__Work required__
Pick out each line of the records in which the word "matplotlib" appears.

*** Recorded information ***

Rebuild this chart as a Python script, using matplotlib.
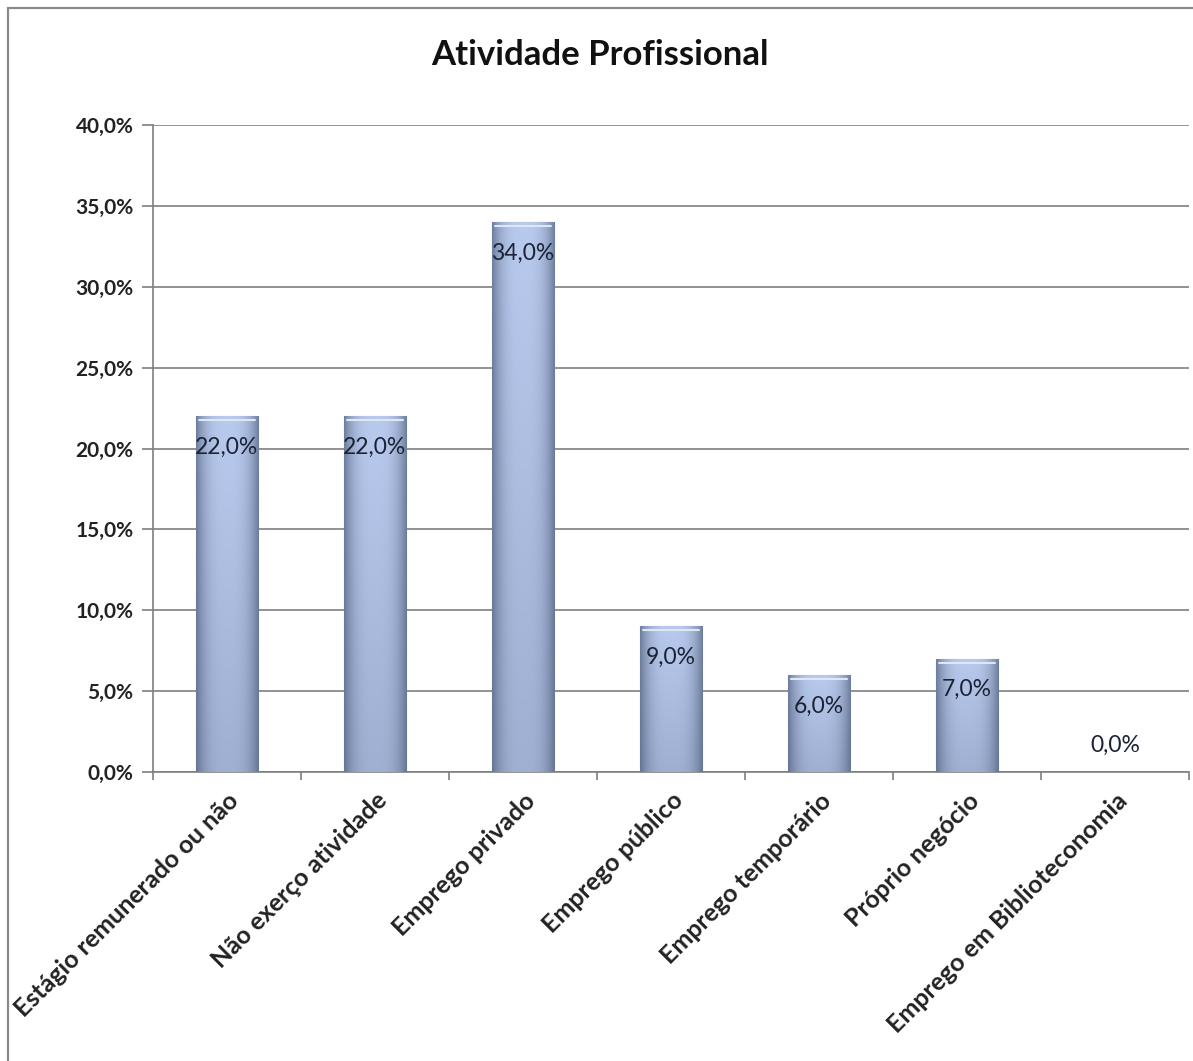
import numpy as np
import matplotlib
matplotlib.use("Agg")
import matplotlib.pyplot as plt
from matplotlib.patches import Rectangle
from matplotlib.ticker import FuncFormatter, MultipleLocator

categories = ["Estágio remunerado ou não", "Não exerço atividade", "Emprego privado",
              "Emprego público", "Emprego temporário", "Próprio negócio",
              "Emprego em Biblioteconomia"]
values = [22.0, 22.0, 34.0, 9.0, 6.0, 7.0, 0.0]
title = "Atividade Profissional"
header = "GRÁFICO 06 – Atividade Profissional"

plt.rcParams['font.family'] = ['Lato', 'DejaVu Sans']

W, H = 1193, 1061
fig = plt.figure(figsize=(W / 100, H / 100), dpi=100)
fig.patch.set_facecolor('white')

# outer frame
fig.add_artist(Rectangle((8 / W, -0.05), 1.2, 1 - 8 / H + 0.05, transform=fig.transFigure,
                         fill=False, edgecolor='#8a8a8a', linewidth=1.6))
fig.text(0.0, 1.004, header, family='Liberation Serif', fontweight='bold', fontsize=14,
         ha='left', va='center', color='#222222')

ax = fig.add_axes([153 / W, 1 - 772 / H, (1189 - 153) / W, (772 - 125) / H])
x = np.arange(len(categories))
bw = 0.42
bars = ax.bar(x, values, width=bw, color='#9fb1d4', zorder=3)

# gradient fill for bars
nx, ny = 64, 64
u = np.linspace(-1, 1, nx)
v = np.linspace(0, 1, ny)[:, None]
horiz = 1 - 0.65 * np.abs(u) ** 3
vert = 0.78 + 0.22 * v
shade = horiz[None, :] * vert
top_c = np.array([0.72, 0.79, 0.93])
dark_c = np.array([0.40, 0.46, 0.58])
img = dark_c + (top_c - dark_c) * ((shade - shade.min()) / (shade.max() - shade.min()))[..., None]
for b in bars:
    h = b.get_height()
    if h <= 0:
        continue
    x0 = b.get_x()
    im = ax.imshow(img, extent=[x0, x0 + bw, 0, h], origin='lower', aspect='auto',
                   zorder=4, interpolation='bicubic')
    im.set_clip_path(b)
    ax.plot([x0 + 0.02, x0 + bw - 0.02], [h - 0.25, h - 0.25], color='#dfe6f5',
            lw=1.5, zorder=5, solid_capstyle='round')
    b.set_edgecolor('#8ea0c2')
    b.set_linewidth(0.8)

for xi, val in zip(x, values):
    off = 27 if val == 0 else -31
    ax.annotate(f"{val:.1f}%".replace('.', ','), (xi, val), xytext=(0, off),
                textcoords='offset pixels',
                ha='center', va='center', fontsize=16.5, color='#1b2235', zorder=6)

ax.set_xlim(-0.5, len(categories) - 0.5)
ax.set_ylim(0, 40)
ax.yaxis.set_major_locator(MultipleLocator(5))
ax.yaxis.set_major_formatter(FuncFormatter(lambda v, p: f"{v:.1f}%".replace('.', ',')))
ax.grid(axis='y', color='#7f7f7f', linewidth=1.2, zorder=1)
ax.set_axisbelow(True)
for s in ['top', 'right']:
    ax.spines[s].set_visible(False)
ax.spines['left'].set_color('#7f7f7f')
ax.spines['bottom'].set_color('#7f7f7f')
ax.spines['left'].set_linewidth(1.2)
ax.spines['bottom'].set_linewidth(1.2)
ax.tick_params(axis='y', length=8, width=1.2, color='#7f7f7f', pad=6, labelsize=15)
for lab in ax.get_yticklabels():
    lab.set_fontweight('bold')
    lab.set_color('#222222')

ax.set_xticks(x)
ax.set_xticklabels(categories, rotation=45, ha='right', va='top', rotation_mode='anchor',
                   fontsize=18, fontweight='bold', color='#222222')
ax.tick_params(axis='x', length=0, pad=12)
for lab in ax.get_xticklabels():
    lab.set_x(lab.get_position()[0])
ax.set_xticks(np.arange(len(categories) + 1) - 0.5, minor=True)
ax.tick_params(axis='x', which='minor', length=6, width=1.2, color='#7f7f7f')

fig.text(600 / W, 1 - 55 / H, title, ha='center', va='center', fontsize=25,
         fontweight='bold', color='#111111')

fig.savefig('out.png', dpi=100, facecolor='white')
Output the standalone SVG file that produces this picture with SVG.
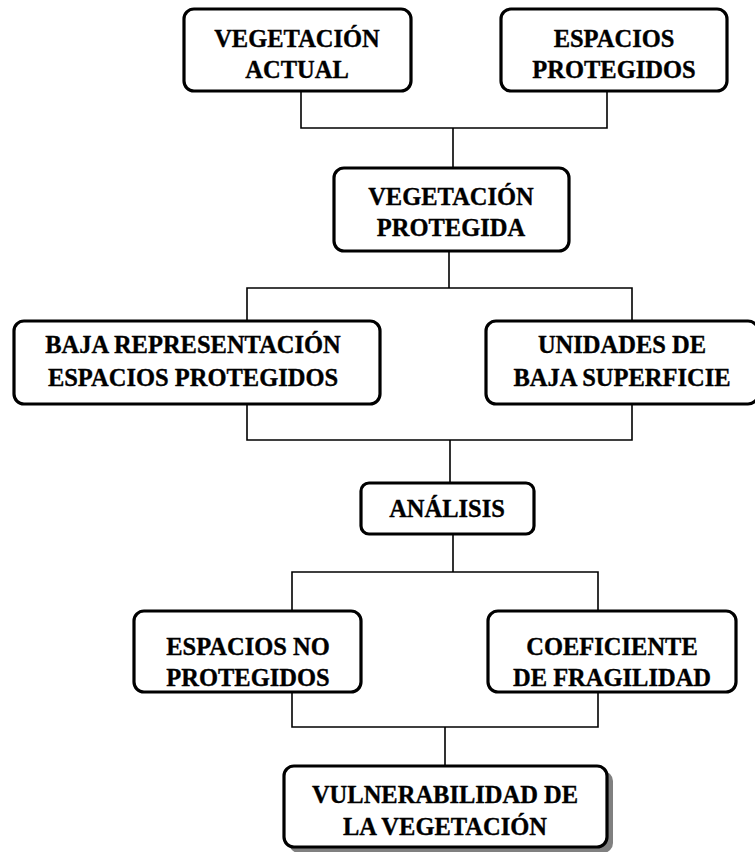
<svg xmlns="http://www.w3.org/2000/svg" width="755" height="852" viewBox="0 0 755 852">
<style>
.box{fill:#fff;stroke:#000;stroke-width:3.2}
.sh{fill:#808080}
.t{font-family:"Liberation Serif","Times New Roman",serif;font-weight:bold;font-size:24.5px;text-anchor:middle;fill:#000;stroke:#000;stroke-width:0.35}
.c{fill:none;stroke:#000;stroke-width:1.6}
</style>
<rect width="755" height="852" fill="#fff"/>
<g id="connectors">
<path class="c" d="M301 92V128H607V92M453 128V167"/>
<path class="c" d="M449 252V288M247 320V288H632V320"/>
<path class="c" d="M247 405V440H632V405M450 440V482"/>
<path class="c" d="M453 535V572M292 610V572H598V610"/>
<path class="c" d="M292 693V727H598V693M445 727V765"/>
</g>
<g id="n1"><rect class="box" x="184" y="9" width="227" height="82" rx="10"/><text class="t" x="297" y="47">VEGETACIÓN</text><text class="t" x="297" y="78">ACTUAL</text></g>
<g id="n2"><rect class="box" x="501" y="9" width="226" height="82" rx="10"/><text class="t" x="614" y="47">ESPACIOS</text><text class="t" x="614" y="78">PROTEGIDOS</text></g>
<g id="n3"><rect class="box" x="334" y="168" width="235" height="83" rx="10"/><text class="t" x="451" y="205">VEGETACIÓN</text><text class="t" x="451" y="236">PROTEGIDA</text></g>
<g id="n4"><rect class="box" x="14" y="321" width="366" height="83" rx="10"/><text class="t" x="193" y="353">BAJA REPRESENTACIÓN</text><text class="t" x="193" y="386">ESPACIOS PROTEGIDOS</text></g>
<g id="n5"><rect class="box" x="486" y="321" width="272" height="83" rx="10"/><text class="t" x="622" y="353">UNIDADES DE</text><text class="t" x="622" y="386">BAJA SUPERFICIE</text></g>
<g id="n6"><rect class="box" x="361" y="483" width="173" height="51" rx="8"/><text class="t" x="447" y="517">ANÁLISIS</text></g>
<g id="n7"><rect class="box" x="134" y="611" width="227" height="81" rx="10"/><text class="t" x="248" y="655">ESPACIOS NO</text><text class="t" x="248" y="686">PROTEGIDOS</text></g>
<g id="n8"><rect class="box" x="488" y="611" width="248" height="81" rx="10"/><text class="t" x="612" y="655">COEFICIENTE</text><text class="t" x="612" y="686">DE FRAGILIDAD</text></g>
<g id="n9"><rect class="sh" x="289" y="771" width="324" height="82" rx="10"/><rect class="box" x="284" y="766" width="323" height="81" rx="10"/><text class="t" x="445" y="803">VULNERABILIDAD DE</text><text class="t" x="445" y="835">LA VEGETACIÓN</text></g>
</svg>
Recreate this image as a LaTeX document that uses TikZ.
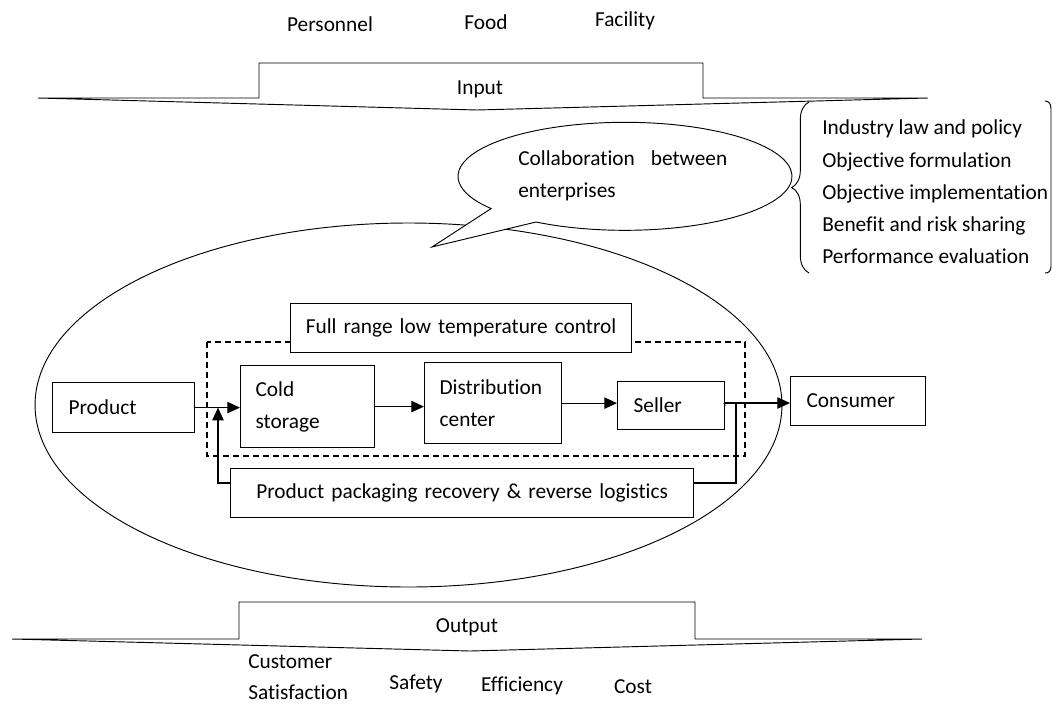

***

__Complete answer__
Rebuild this chart as a Python script, using matplotlib.
import matplotlib
matplotlib.use("Agg")
import matplotlib.pyplot as plt
from matplotlib.patches import Rectangle
from matplotlib.ticker import FuncFormatter, MultipleLocator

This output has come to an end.